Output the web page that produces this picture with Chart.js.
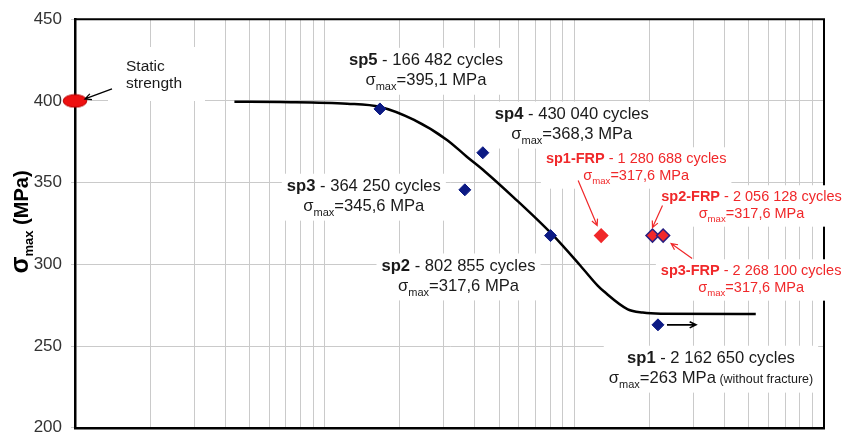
<!DOCTYPE html>
<html>
<head>
<meta charset="utf-8">
<script src="https://cdn.jsdelivr.net/npm/chart.js@4.4.1/dist/chart.umd.min.js"></script>
<style>
html, body { margin: 0; padding: 0; background: #fff; overflow: hidden; }
#wrap { width: 843px; height: 433px; overflow: hidden; }
</style>
</head>
<body>
<div id="wrap"><canvas id="c" width="843" height="447"></canvas></div>
<script>
// fatigue tests, plain specimens
const specimens = ['sp5', 'sp4', 'sp3', 'sp2', 'sp1'];
const cycles = [166482, 430040, 364250, 802855, 2162650];
const stress = [395.1, 368.3, 345.6, 317.6, 263];
const notes = ['', '', '', '', ' (without fracture)'];

// FRP strengthened specimens
const frpSpecimens = ['sp1-FRP', 'sp2-FRP', 'sp3-FRP'];
const frpCycles = [1280688, 2056128, 2268100];
const frpStress = [317.6, 317.6, 317.6];

// static strength
const staticCycles = [10000];
const staticStress = [400];

// S-N trend curve
const curveCycles = [43500, 66400, 123000, 167000, 227000, 310000, 370000, 437000, 571000, 819000, 1060000, 1240000, 1312000, 1637000, 1880000, 2220000, 5330000];
const curveStress = [399.5, 399.3, 398.3, 396.3, 388.5, 376, 366, 357, 341, 318, 299, 287, 283.5, 272.5, 270.5, 269.8, 269.6];

const yTicks = [200, 250, 300, 350, 400, 450];
const xDecades = [1e4, 1e5, 1e6];
const xSteps = [1, 2, 3, 4, 5, 6, 7, 8, 9];

const FONT = '"Liberation Sans", Arial, sans-serif';
const TXT = '#1a1a1a';
const RED = '#f0282a';
const NAVY = '#0c1a84';

// label placement: offset of label centre / first baseline from its point (px)
const labelPos = {
  'sp5': [46, -44], 'sp4': [89, -34], 'sp3': [-101, 1], 'sp2': [-92, 35], 'sp1': [53, 38],
  'sp1-FRP': [35, -73], 'sp2-FRP': [99, -35], 'sp3-FRP': [88, 39]
};
// arrows: [tail dx, tail dy, tip dx, tip dy] relative to the point
const arrowPos = {
  'static': [37, -12, 10, -2], 'sp1': [9, 0, 38, 0],
  'sp1-FRP': [-23, -55, -4, -10], 'sp2-FRP': [10, -30, 0, -8], 'sp3-FRP': [29, 23, 8, 8]
};

const fmtCycles = n => String(n).replace(/\B(?=(\d{3})+(?!\d))/g, ' ');
const fmtStress = v => String(v).replace('.', ',');

const xGrid = [];
xDecades.forEach(d => xSteps.forEach(s => xGrid.push(d * s)));
xGrid.push(1e7);

const labels = [];
specimens.forEach((n, i) => labels.push({
  x: cycles[i], y: stress[i], off: labelPos[n], color: TXT, size: 16.6, gap: 20,
  lines: [[{ t: n, bold: true }, { t: ' - ' + fmtCycles(cycles[i]) + ' cycles' }],
          [{ t: 'σ' }, { t: 'max', sub: true }, { t: '=' + fmtStress(stress[i]) + ' MPa' }, { t: notes[i], small: true }]]
}));
frpSpecimens.forEach((n, i) => labels.push({
  x: frpCycles[i], y: frpStress[i], off: labelPos[n], color: RED, size: 14.5, gap: 17,
  lines: [[{ t: n, bold: true }, { t: ' - ' + fmtCycles(frpCycles[i]) + ' cycles' }],
          [{ t: 'σ' }, { t: 'max', sub: true }, { t: '=' + fmtStress(frpStress[i]) + ' MPa' }]]
}));
labels.push({
  x: staticCycles[0], y: staticStress[0], off: [51, -30], color: TXT, size: 15.5, gap: 17, align: 'left',
  box: [108, 47, 97, 54],
  lines: [[{ t: 'Static' }], [{ t: 'strength' }]]
});

const arrows = [
  { x: staticCycles[0], y: staticStress[0], p: arrowPos['static'], color: '#000', w: 1.3 },
  { x: cycles[4], y: stress[4], p: arrowPos['sp1'], color: '#000', w: 1.6 }
];
frpSpecimens.forEach((n, i) => arrows.push({ x: frpCycles[i], y: frpStress[i], p: arrowPos[n], color: RED, w: 1.2 }));

function setFont(ctx, s, size) {
  const sz = s.sub ? size * 0.66 : s.small ? size * 0.75 : size;
  ctx.font = (s.bold ? 'bold ' : '') + sz.toFixed(1) + 'px ' + FONT;
}
function measure(ctx, segs, size) {
  let w = 0;
  segs.forEach(s => { setFont(ctx, s, size); w += ctx.measureText(s.t).width; });
  return w;
}
function drawSegs(ctx, segs, x, y, size) {
  segs.forEach(s => {
    setFont(ctx, s, size);
    ctx.fillText(s.t, x, y + (s.sub ? size * 0.3 : 0));
    x += ctx.measureText(s.t).width;
  });
}
function drawArrow(ctx, x1, y1, x2, y2, color, w) {
  const a = Math.atan2(y2 - y1, x2 - x1), h = 7;
  ctx.strokeStyle = color; ctx.lineWidth = w;
  ctx.beginPath();
  ctx.moveTo(x1, y1); ctx.lineTo(x2, y2);
  ctx.moveTo(x2 - h * Math.cos(a - 0.45), y2 - h * Math.sin(a - 0.45));
  ctx.lineTo(x2, y2);
  ctx.lineTo(x2 - h * Math.cos(a + 0.45), y2 - h * Math.sin(a + 0.45));
  ctx.stroke();
}

const overlay = {
  id: 'overlay',
  beforeDatasetsDraw(chart) {
    const { ctx, chartArea: a, scales: { x, y } } = chart;
    ctx.save();
    ctx.strokeStyle = '#000'; ctx.lineWidth = 2;
    ctx.beginPath();
    ctx.moveTo(a.left, a.top); ctx.lineTo(a.right, a.top); ctx.lineTo(a.right, a.bottom);
    ctx.stroke();
    ctx.textBaseline = 'alphabetic';
    labels.forEach(L => {
      const px = x.getPixelForValue(L.x) + L.off[0];
      const py = y.getPixelForValue(L.y) + L.off[1];
      const widths = L.lines.map(l => measure(ctx, l, L.size));
      const wMax = Math.max(...widths);
      ctx.fillStyle = '#fff';
      if (L.box) ctx.fillRect(L.box[0], L.box[1], L.box[2], L.box[3]);
      else {
        const left = L.align === 'left' ? px : px - wMax / 2;
        const top = py - L.size * 0.85 - 3;
        const bottom = py + L.gap * (L.lines.length - 1) + L.size * 0.35 + 4;
        ctx.fillRect(left - 5, top, wMax + 10, bottom - top);
      }
      ctx.fillStyle = L.color;
      L.lines.forEach((l, k) => {
        const lx = L.align === 'left' ? px : px - widths[k] / 2;
        drawSegs(ctx, l, lx, py + k * L.gap, L.size);
      });
    });
    ctx.restore();
  },
  afterDatasetsDraw(chart) {
    const { ctx, scales: { x, y } } = chart;
    ctx.save();
    arrows.forEach(A => {
      const px = x.getPixelForValue(A.x), py = y.getPixelForValue(A.y);
      drawArrow(ctx, px + A.p[0], py + A.p[1], px + A.p[2], py + A.p[3], A.color, A.w);
    });
    ctx.restore();
  },
  afterDraw(chart) {
    const ctx = chart.ctx;
    const segs = [
      { t: 'σ', font: 'bold 25px ' + FONT, dy: 0 },
      { t: 'max', font: 'bold 13px ' + FONT, dy: 4.5 },
      { t: ' (MPa)', font: 'bold 20px ' + FONT, dy: 0 }
    ];
    ctx.save();
    ctx.translate(28, 222);
    ctx.rotate(-Math.PI / 2);
    ctx.fillStyle = '#000';
    ctx.textBaseline = 'alphabetic';
    let w = 0;
    segs.forEach(s => { ctx.font = s.font; w += ctx.measureText(s.t).width; });
    let cx = -w / 2;
    segs.forEach(s => { ctx.font = s.font; ctx.fillText(s.t, cx, s.dy); cx += ctx.measureText(s.t).width; });
    ctx.restore();
  }
};

// red ellipse marker for the static strength
const ellipse = document.createElement('canvas');
ellipse.width = 26; ellipse.height = 15;
(() => {
  const g = ellipse.getContext('2d');
  g.fillStyle = '#ee1010'; g.strokeStyle = '#b80000'; g.lineWidth = 1;
  g.beginPath(); g.ellipse(13, 7.5, 11.8, 6.3, 0, 0, Math.PI * 2); g.fill(); g.stroke();
})();

Chart.defaults.font.family = FONT;

new Chart(document.getElementById('c'), {
  type: 'scatter',
  data: {
    datasets: [
      {
        data: staticCycles.map((c, i) => ({ x: c, y: staticStress[i] })),
        pointStyle: ellipse, clip: false, order: 0
      },
      {
        data: frpCycles.map((c, i) => ({ x: c, y: frpStress[i] })),
        pointStyle: 'rectRot', pointRadius: 6.5, backgroundColor: RED,
        borderColor: [RED, '#2a1f80', '#2a1f80'], borderWidth: 1.5, order: 1
      },
      {
        data: cycles.map((c, i) => ({ x: c, y: stress[i] })),
        pointStyle: 'rectRot', pointRadius: 6, backgroundColor: NAVY,
        borderColor: NAVY, borderWidth: 1, order: 2
      },
      {
        data: curveCycles.map((c, i) => ({ x: c, y: curveStress[i] })),
        showLine: true, borderColor: '#000', borderWidth: 2.5, pointRadius: 0,
        cubicInterpolationMode: 'monotone', order: 3
      }
    ]
  },
  options: {
    responsive: false,
    devicePixelRatio: 1,
    animation: false,
    events: [],
    layout: { padding: { left: 0, top: 17, right: 19, bottom: 11 } },
    plugins: { legend: { display: false }, tooltip: { enabled: false } },
    scales: {
      x: {
        type: 'logarithmic', min: 1e4, max: 1e7,
        afterBuildTicks: s => { s.ticks = xGrid.map(v => ({ value: v })); },
        afterFit: s => { s.height = 0; },
        ticks: { display: false },
        grid: { color: '#cacaca', lineWidth: 1, drawTicks: false },
        border: { color: '#000', width: 2.5 }
      },
      y: {
        min: 200, max: 450,
        afterBuildTicks: s => { s.ticks = yTicks.map(v => ({ value: v })); },
        afterFit: s => { s.width = 75; },
        ticks: { color: '#333', font: { size: 17 }, padding: 9 },
        grid: { color: '#cacaca', lineWidth: 1, tickLength: 4 },
        border: { color: '#000', width: 2.5 }
      }
    }
  },
  plugins: [overlay]
});
</script>
</body>
</html>
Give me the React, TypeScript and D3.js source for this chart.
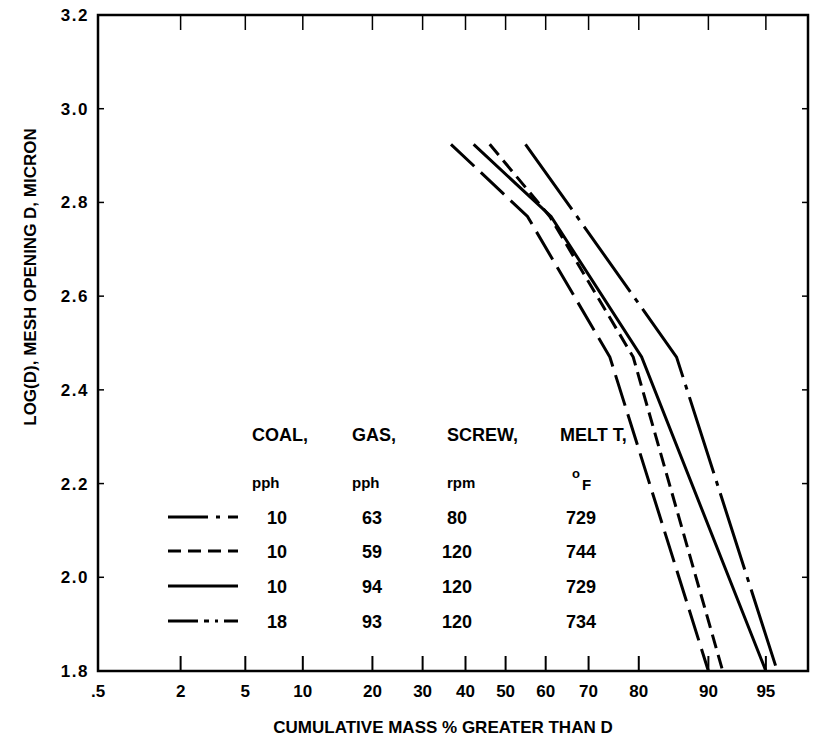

--

** PROBLEM DESCRIPTION **
Repeat only the lines between the start of the data and the line with "const NAVY = '#0c1a84';", including those two lines, and skip the pictures.

** REPLY TO THE TASK **
Output the web page that produces this picture with Chart.js.
<!DOCTYPE html>
<html>
<head>
<meta charset="utf-8">
<script src="https://cdn.jsdelivr.net/npm/chart.js@4.4.1/dist/chart.umd.min.js"></script>
<style>
html, body { margin: 0; padding: 0; background: #fff; overflow: hidden; }
#wrap { width: 843px; height: 433px; overflow: hidden; }
</style>
</head>
<body>
<div id="wrap"><canvas id="c" width="843" height="447"></canvas></div>
<script>
// fatigue tests, plain specimens
const specimens = ['sp5', 'sp4', 'sp3', 'sp2', 'sp1'];
const cycles = [166482, 430040, 364250, 802855, 2162650];
const stress = [395.1, 368.3, 345.6, 317.6, 263];
const notes = ['', '', '', '', ' (without fracture)'];

// FRP strengthened specimens
const frpSpecimens = ['sp1-FRP', 'sp2-FRP', 'sp3-FRP'];
const frpCycles = [1280688, 2056128, 2268100];
const frpStress = [317.6, 317.6, 317.6];

// static strength
const staticCycles = [10000];
const staticStress = [400];

// S-N trend curve
const curveCycles = [43500, 66400, 123000, 167000, 227000, 310000, 370000, 437000, 571000, 819000, 1060000, 1240000, 1312000, 1637000, 1880000, 2220000, 5330000];
const curveStress = [399.5, 399.3, 398.3, 396.3, 388.5, 376, 366, 357, 341, 318, 299, 287, 283.5, 272.5, 270.5, 269.8, 269.6];

const yTicks = [200, 250, 300, 350, 400, 450];
const xDecades = [1e4, 1e5, 1e6];
const xSteps = [1, 2, 3, 4, 5, 6, 7, 8, 9];

const FONT = '"Liberation Sans", Arial, sans-serif';
const TXT = '#1a1a1a';
const RED = '#f0282a';
const NAVY = '#0c1a84';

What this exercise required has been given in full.